The straws had to be sourced from suppliers - although her husband can make them it takes a lot of time, especially family time, she explained.

Selling a lifestyle

Beyer has been at it for a year now, and her business has not yet turned a profit, as she has used her funds to pay the women who help make the items. She is in the process of paying back her husband for the loan he gave her to start the business. She also wants to sell the products to customers at reasonable prices.

"I am very passionate about this and that's what keeping me in this," she said. "Our business is about people, inspiring and educating each other to make better choices, creating jobs locally and touching lives. Living sustainably results in a more meaningful life."

When it comes to finding product ideas, Beyer said she thinks of the basic things she uses in day-to-day life. "Mostly, I want to encourage people to do this lifestyle rather than to sell my products," she said.
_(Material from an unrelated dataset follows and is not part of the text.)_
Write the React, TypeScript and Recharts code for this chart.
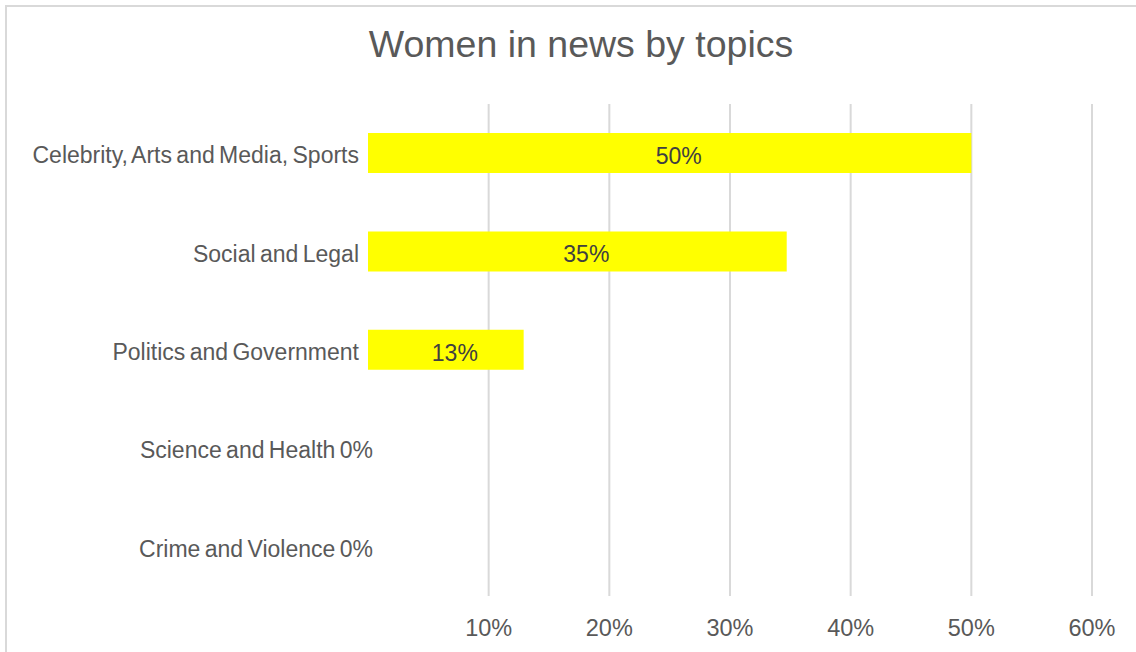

Apart from operating an online store, she also participates in some markets in and around Cape Town. Some of the products are also stocked in stores in Cape Town, Durban and Johannesburg.

Tina Beyer, selling ecofriendly, zero-waste items
Tina Beyer, selling eco-friendly, zero-waste items at a market in Constantia.(Photo: Supplied)

When asked about her future hopes for the business, Beyer said she wants to do more for communities – particularly more upliftment projects for women.

"I am a Christian. I just pray before I do anything. And wherever God leads me, I do it."